Em minha cabeça ficou, também, muita dúvida quanto à compreensão que boa parte do público possa ter tido das interessantes, porém complexas, exposições feitas pelos meus colegas de mesa. Espero estar enganado.
De todo modo, o episódio chamou-me a atenção para a possibilidade permanente de existir um fosso entre quem escreve (ou fala) e quem lê (ou escuta), fosso bem maior do que o emissor da fala ou do texto possa imaginar. O que leva diretamente a pensar na relação jornalista/leitor.

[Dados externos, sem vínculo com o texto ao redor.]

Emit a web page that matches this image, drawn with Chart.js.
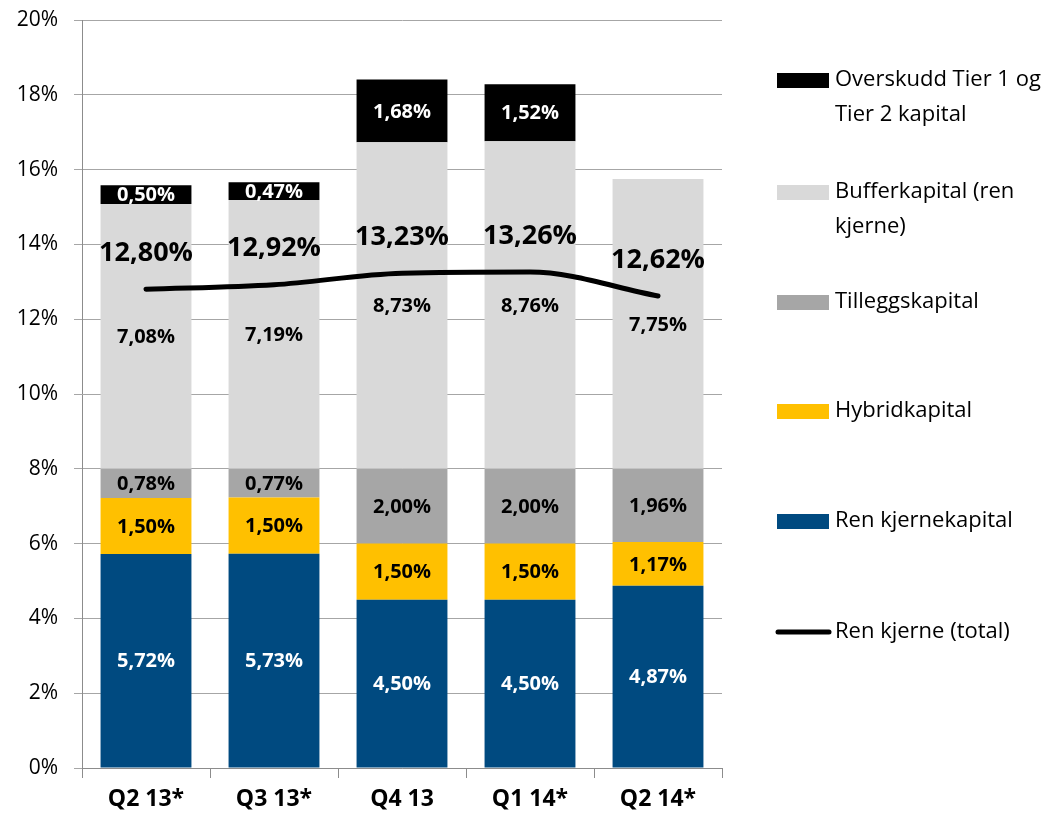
<!DOCTYPE html>
<html>
<head>
<meta charset="utf-8">
<script src="https://cdn.jsdelivr.net/npm/chart.js@4.4.1/dist/chart.umd.min.js"></script>
<style>
  html, body { margin: 0; padding: 0; background: #fff; }
  #wrap { width: 1054px; height: 816px; position: relative; }
</style>
</head>
<body>
<div id="wrap"><canvas id="chart" width="1054" height="816"></canvas></div>
<script>
const categories = ['Q2 13*', 'Q3 13*', 'Q4 13', 'Q1 14*', 'Q2 14*'];
const renKjernekapital = [5.72, 5.73, 4.50, 4.50, 4.87];
const hybridkapital = [1.50, 1.50, 1.50, 1.50, 1.17];
const tilleggskapital = [0.78, 0.77, 2.00, 2.00, 1.96];
const bufferkapital = [7.08, 7.19, 8.73, 8.76, 7.75];
const overskudd = [0.50, 0.47, 1.68, 1.52, null];
const renKjerneTotal = [12.80, 12.92, 13.23, 13.26, 12.62];
const yTicks = [0, 2, 4, 6, 8, 10, 12, 14, 16, 18, 20];

const FONT = '"Open Sans", Lato, sans-serif';
const fmt = v => v.toFixed(2).replace('.', ',') + '%';

// labels inside bar segments and above line points
const labelPlugin = {
  id: 'labels',
  afterDatasetsDraw(chart) {
    const ctx = chart.ctx;
    ctx.save();
    ctx.textAlign = 'center';
    ctx.textBaseline = 'middle';
    chart.data.datasets.forEach((ds, i) => {
      const meta = chart.getDatasetMeta(i);
      if (meta.hidden) return;
      meta.data.forEach((el, j) => {
        const v = ds.data[j];
        if (v == null) return;
        if (ds.type === 'line') {
          ctx.font = 'bold 27px ' + FONT;
          ctx.fillStyle = '#000';
          ctx.fillText(fmt(v), el.x, el.y - 36);
        } else {
          const mid = (el.y + el.base) / 2;
          ctx.font = 'bold 20px ' + FONT;
          ctx.fillStyle = ds.labelColor;
          ctx.fillText(fmt(v), el.x, mid + 1);
        }
      });
    });
    ctx.restore();
  }
};

// legend on the right, in the original's order
const legendPlugin = {
  id: 'sideLegend',
  afterDraw(chart) {
    const ctx = chart.ctx;
    const items = [
      { ds: 4, lines: ['Overskudd Tier 1 og', 'Tier 2 kapital'], y: 80 },
      { ds: 3, lines: ['Bufferkapital (ren', 'kjerne)'], y: 192 },
      { ds: 2, lines: ['Tilleggskapital'], y: 302 },
      { ds: 1, lines: ['Hybridkapital'], y: 411 },
      { ds: 0, lines: ['Ren kjernekapital'], y: 521 },
      { ds: 5, lines: ['Ren kjerne (total)'], y: 632 }
    ];
    ctx.save();
    ctx.font = '22px ' + FONT;
    ctx.textBaseline = 'middle';
    ctx.textAlign = 'left';
    items.forEach(it => {
      const ds = chart.data.datasets[it.ds];
      if (ds.type === 'line') {
        ctx.strokeStyle = ds.borderColor;
        ctx.lineWidth = 5;
        ctx.lineCap = 'round';
        ctx.beginPath();
        ctx.moveTo(778, it.y);
        ctx.lineTo(829, it.y);
        ctx.stroke();
      } else {
        ctx.fillStyle = ds.backgroundColor;
        ctx.fillRect(777, it.y - 7, 52, 15);
      }
      ctx.fillStyle = '#000';
      it.lines.forEach((t, k) => ctx.fillText(t, 835, it.y + k * 35));
    });
    ctx.restore();
  }
};

const barOpts = { type: 'bar', stack: 'kap', order: 1, borderWidth: 0,
  barPercentage: 0.71, categoryPercentage: 1 };

new Chart(document.getElementById('chart'), {
  data: {
    labels: categories,
    datasets: [
      { ...barOpts, label: 'Ren kjernekapital', data: renKjernekapital, backgroundColor: '#004A80', labelColor: '#fff' },
      { ...barOpts, label: 'Hybridkapital', data: hybridkapital, backgroundColor: '#FFC000', labelColor: '#000' },
      { ...barOpts, label: 'Tilleggskapital', data: tilleggskapital, backgroundColor: '#A6A6A6', labelColor: '#000' },
      { ...barOpts, label: 'Bufferkapital (ren kjerne)', data: bufferkapital, backgroundColor: '#D9D9D9', labelColor: '#000' },
      { ...barOpts, label: 'Overskudd Tier 1 og Tier 2 kapital', data: overskudd, backgroundColor: '#000000', labelColor: '#fff' },
      { type: 'line', label: 'Ren kjerne (total)', data: renKjerneTotal, stack: 'total', order: 0,
        borderColor: '#000', borderWidth: 5, pointRadius: 0, cubicInterpolationMode: 'monotone',
        borderCapStyle: 'round' }
    ]
  },
  options: {
    responsive: false,
    animation: false,
    layout: { autoPadding: false, padding: { left: 0, right: 332, top: 20, bottom: 0 } },
    plugins: { legend: { display: false }, tooltip: { enabled: false } },
    scales: {
      x: {
        stacked: true,
        offset: true,
        border: { color: '#8C8C8C', width: 1 },
        grid: { offset: true, drawOnChartArea: false, tickLength: 10, color: '#8C8C8C' },
        ticks: { color: '#000', font: { family: FONT, size: 23, weight: 'bold' }, padding: 8 },
        afterFit(scale) { scale.height = 48; }
      },
      y: {
        stacked: true,
        min: 0, max: 20,
        border: { color: '#8C8C8C', width: 1 },
        grid: { color: '#A6A6A6', tickLength: 8 },
        afterBuildTicks(scale) { scale.ticks = yTicks.map(v => ({ value: v })); },
        ticks: { color: '#000', font: { family: FONT, size: 21 }, padding: 16,
          callback: v => v + '%' },
        afterFit(scale) {
          scale.width = 82;
          scale.paddingTop = 0;
          scale.paddingBottom = 0;
        }
      }
    }
  },
  plugins: [labelPlugin, legendPlugin]
});
</script>
</body>
</html>
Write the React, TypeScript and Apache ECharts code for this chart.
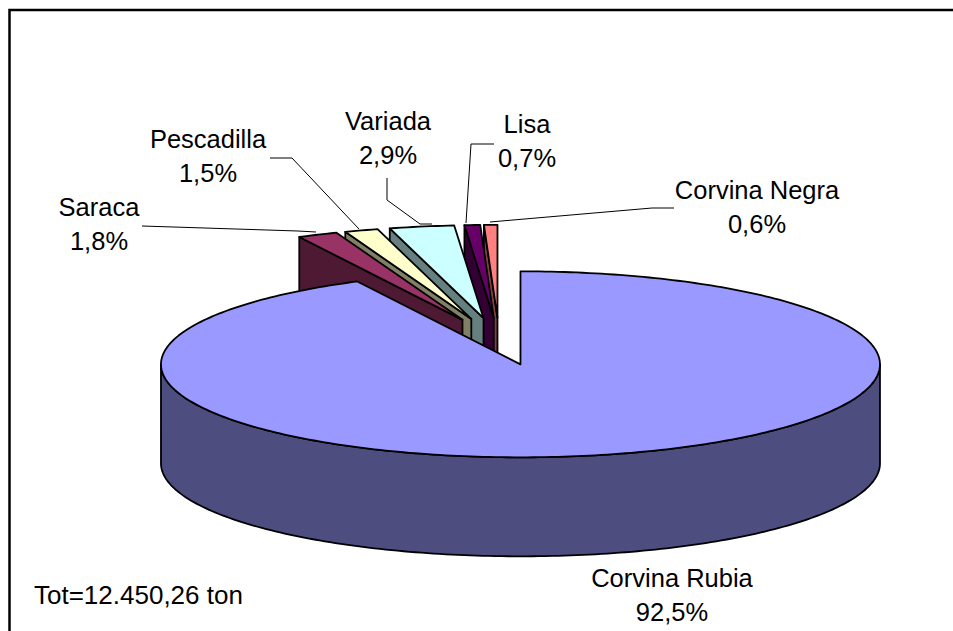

A esse propósito, são ilustrativas as pertinentes interrogações de uma leitora sobre o seguinte "texto-legenda" de uma foto publicada em Esporte, na edição nacional da mesma quinta: "O goleiro Mare Cech, do Zilina, vê seu colega Marian Klago chutar em seu gol e empata o jogo em 1 a 1 com o Basel. A partida de volta da fase preliminar da Copa dos Campeões será quarta".
Pergunta a leitora:
"Zilina? Basel? De onde viriam esses "famosos" e conhecidíssimos clubes? "A partida de volta será quarta". OK. Na casa de quem? O jogo foi na cidade do Zilina ou do Basel? Ou os dois são da mesma cidade? Aliás, de que continente? Última pergunta: o caderno é só para iniciados?".
Quem dera cada jornalista pudesse passar pelo menos dois dias por ano, intensivamente, no meio de um grupo de leitores ou de estudantes de jornalismo. Seria um aprendizado e tanto.